Data as a Service for companies that sell
Not every company needs a data team; they need results. The Data as a Service model delivers dashboards, APIs and intelligence with no infrastructure to manage. We explain what it is and how it connects to sales.
Most companies that sell have data — in their CRM, their ERP, their spreadsheets, their providers — but not the ability to turn it into decisions. Building an in-house data team is expensive and slow. The Data as a Service (DaaS) model proposes another path: you ask for a result and receive it working, without managing infrastructure.
What Data as a Service is
Data as a Service is a model where a provider handles the entire data chain — connecting sources, processing, protecting and delivering — and you receive the result ready to use: a dashboard, an automated report, an API, a dataset or an AI interface. You do not buy software or set up servers: you buy the result.

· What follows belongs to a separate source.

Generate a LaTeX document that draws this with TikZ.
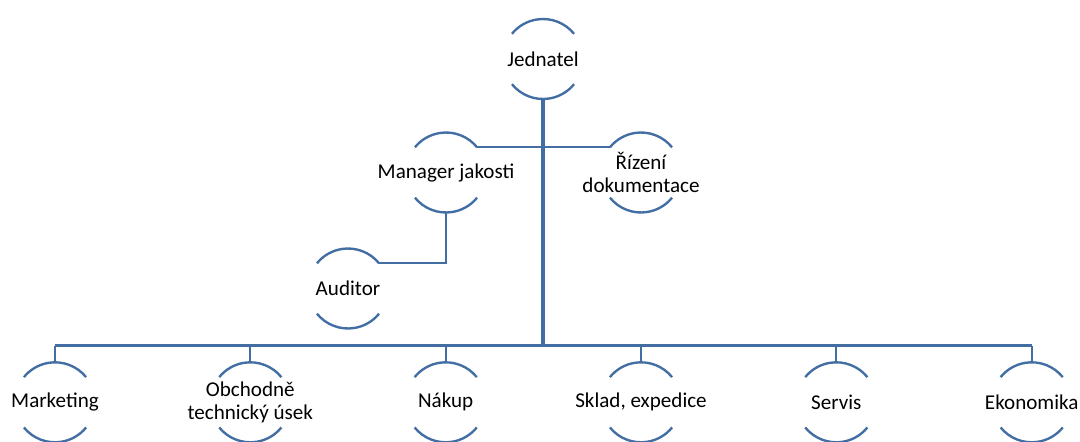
\documentclass[tikz,border=0pt]{standalone}
\usepackage{fontspec}
\setmainfont{Carlito}
\definecolor{orgblue}{RGB}{66,110,164}
\newcommand\ringr{0.8cm}
% one member of the chart: an invisible ring node, its label and two arcs
\newcommand\member[3]{%
  \node[ring] (#1) at (#2) {};
  \node[member text] (#1-t) at (#2) {#3};
  \draw[ring line] (#1.39) arc[start angle=39,end angle=141,radius=\ringr];
  \draw[ring line] (#1.219) arc[start angle=219,end angle=321,radius=\ringr];
}
\begin{document}
\begin{tikzpicture}[x=0.02cm,y=0.02cm,
  ring/.style={circle,minimum size=1.6cm,inner sep=0pt,outer sep=0pt,draw=none},
  member text/.style={align=center,inner sep=0pt,font=\fontsize{12}{13}\selectfont},
  ring line/.style={draw=orgblue,line width=1.35pt},
  link/.style={draw=orgblue,line width=1.3pt},
  trunk/.style={draw=orgblue,line width=1.9pt}]
\useasboundingbox (0,0) rectangle (1080,441);
\clip (0,0) rectangle (1080,441);

\member{J}{543,382}{Jednatel}
\member{M}{446,268.5}{Manager jakosti}
\member{R}{641,268.5}{Řízení\\dokumentace}
\member{A}{348,152.5}{Auditor}

\member{b1}{55,38.7}{Marketing}
\member{b2}{250.3,38.7}{Obchodně\\technický úsek}
\member{b3}{445.7,38.7}{Nákup}
\member{b4}{641,38.7}{Sklad, expedice}
\member{b5}{836.3,38.7}{Servis}
\member{b6}{1031.7,38.7}{Ekonomika}

\coordinate (bus) at (543,95.5);

% assistants and the auditor
\draw[link] (M.39) -- (R.141);
\draw[link] (M.south) |- (A.39);

% trunk and the bus to the departments
\draw[trunk] (J.south) -- (bus);
\draw[link] (b1.north |- bus) -- (b6.north |- bus);
\foreach \n in {b1,b2,b3,b4,b5,b6}
  \draw[link] (\n.north) -- (\n.north |- bus);
\end{tikzpicture}
\end{document}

The difference from the traditional model
The classic model requires building: hiring data profiles, setting up infrastructure, integrating tools and waiting months for a single view. DaaS flips the logic: you define what you want to achieve and the provider delivers it in weeks, without your team taking on the technical complexity. It is the difference between buying ingredients and setting up a kitchen, or ordering the finished dish.

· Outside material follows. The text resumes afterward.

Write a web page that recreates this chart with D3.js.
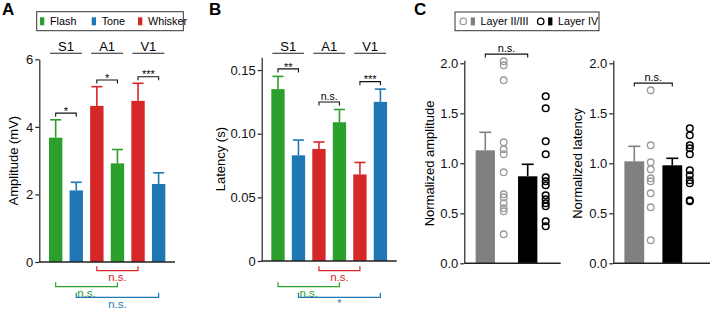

- Automated executive dashboards and reports
- Clean APIs and datasets ready to integrate
- AI interfaces over your real data
- Anonymization and synthetic data
- A single data layer with no infrastructure of your own
Why it matters to those who sell
For a sales team, well-governed data is fuel: it lets you understand the pipeline, prioritize accounts, measure the real performance of each capture channel and cross market signals with the CRM. Platforms like Data Layer offer European Data as a Service — with processing in Europe and a GDPR-by-design approach — so leadership and sales decide with data without having to build the technical apparatus behind it.

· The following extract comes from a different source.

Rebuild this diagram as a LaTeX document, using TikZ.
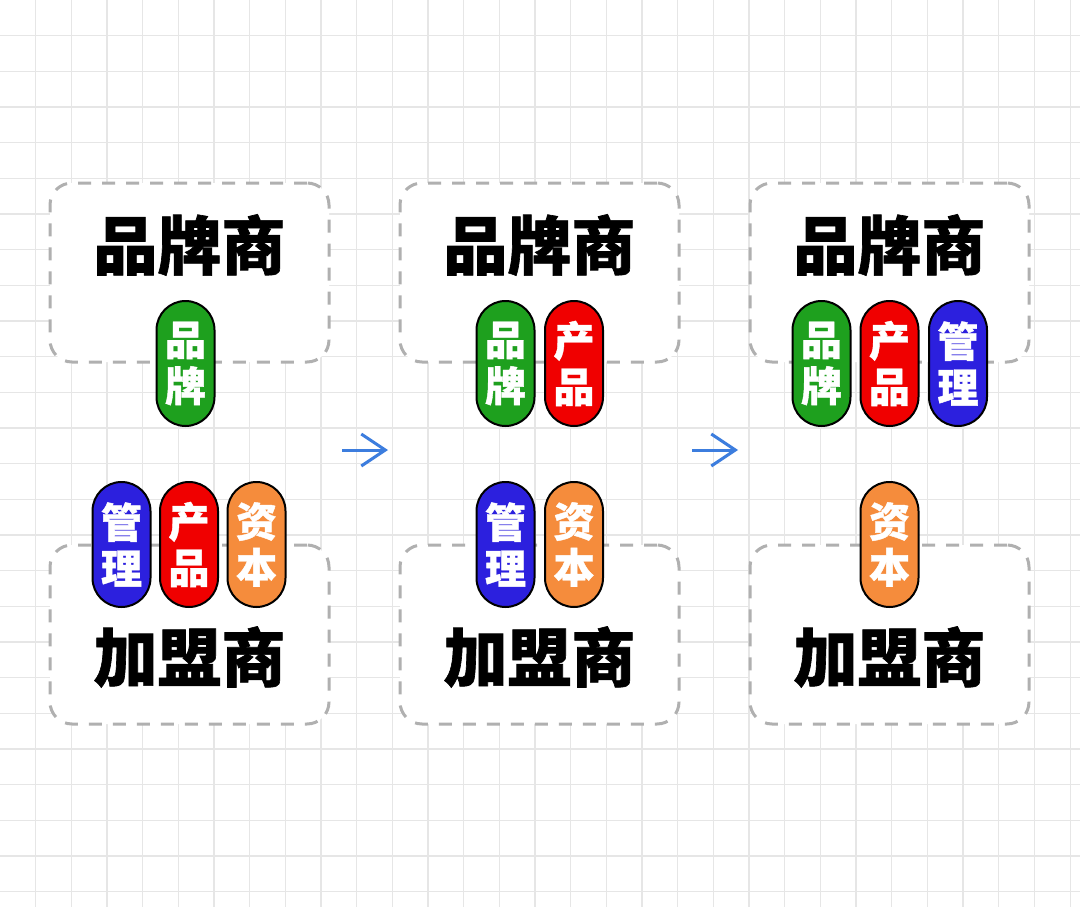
\documentclass[tikz,border=0pt]{standalone}
\usepackage{fontspec}
\usetikzlibrary{arrows.meta}
\newfontfamily\cjk{Noto Sans CJK SC}[BoldFeatures={FakeBold=1}]
\definecolor{gridgray}{RGB}{230,230,230}
\definecolor{boxgray}{RGB}{176,176,176}
\definecolor{pillgreen}{RGB}{30,160,30}
\definecolor{pillred}{RGB}{240,0,0}
\definecolor{pillblue}{RGB}{44,32,222}
\definecolor{pillorange}{RGB}{245,140,60}
\definecolor{arrowblue}{RGB}{60,125,222}

\begin{document}
\begin{tikzpicture}[%
  x=1pt, y=-1pt,
  >={Straight Barb[length=24pt,width=32pt]},
  party/.style={draw=boxgray, fill=white, line width=3pt,
    dash pattern=on 13pt off 11pt, rounded corners=22pt,
    minimum width=279pt, minimum height=179pt, inner sep=0pt},
  partyname/.style={inner sep=0pt, font=\cjk\bfseries\fontsize{64}{64}\selectfont},
  pill/.style={draw=black, line width=2pt, rounded corners=29pt,
    minimum width=58pt, minimum height=125pt, inner sep=0pt,
    text=white, align=center, font=\cjk\bfseries\fontsize{41}{46}\selectfont},
  flow/.style={->, arrowblue, line width=3pt},
]

  \useasboundingbox[fill=white] (0,0) rectangle (1080,907);

  % grid
  \foreach \i in {1,...,30}
    \draw[gridgray, line width=1.2pt] (35.67*\i,0) -- (35.67*\i,907);
  \foreach \j in {1,...,25}
    \draw[gridgray, line width=1.2pt] (0,35.67*\j) -- (1080,35.67*\j);

  % brand side (top) and franchisee side (bottom)
  \node[party] (brandbox1) at (189.5,272.5) {};
  \node[party] (brandbox2) at (539.5,272.5) {};
  \node[party] (brandbox3) at (889.5,272.5) {};
  \node[party] (joinbox1) at (189.5,634.5) {};
  \node[party] (joinbox2) at (539.5,634.5) {};
  \node[party] (joinbox3) at (889.5,634.5) {};

  \node[partyname] (brand1) at (189.5,245) {品牌商};
  \node[partyname] (brand2) at (539.5,245) {品牌商};
  \node[partyname] (brand3) at (889.5,245) {品牌商};
  \node[partyname] (join1) at (189.5,657) {加盟商};
  \node[partyname] (join2) at (539.5,657) {加盟商};
  \node[partyname] (join3) at (889.5,657) {加盟商};

  % stage 1
  \node[pill, fill=pillgreen] (pb1) at (185.5,363.5) {品\\牌};
  \node[pill, fill=pillblue] (mg1) at (121.5,544.5) {管\\理};
  \node[pill, fill=pillred] (pd1) at (189,544.5) {产\\品};
  \node[pill, fill=pillorange] (cp1) at (256.5,544.5) {资\\本};

  % stage 2
  \node[pill, fill=pillgreen] (pb2) at (505.5,363.5) {品\\牌};
  \node[pill, fill=pillred] (pd2) at (574,363.5) {产\\品};
  \node[pill, fill=pillblue] (mg2) at (505.5,544.5) {管\\理};
  \node[pill, fill=pillorange] (cp2) at (574,544.5) {资\\本};

  % stage 3
  \node[pill, fill=pillgreen] (pb3) at (821.5,363.5) {品\\牌};
  \node[pill, fill=pillred] (pd3) at (889.5,363.5) {产\\品};
  \node[pill, fill=pillblue] (mg3) at (958,363.5) {管\\理};
  \node[pill, fill=pillorange] (cp3) at (889.5,544.5) {资\\本};

  \coordinate (step1s) at (342,450);
  \coordinate (step1e) at (388,450);
  \coordinate (step2s) at (692,450);
  \coordinate (step2e) at (738,450);
  \draw[flow] (step1s) -- (step1e);
  \draw[flow] (step2s) -- (step2e);

\end{tikzpicture}
\end{document}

Capture data and business data, connected
The circle closes when capture data — which leads enter, which convert, at what cost — integrates with the rest of the business data. That is where DaaS adds the most: it cross-references the performance of your bought leads with your real sales and tells you, with data, which sources and customer profiles generate the most value. Capture stops being an intuition and becomes an informed decision.
Results, not complexity
The promise of Data as a Service is simple: that leadership and sales receive information ready to decide on without entering the complexity of the data. For a company that sells, that means devoting energy to selling and not to building infrastructure. Data at the service of the business, not the other way around.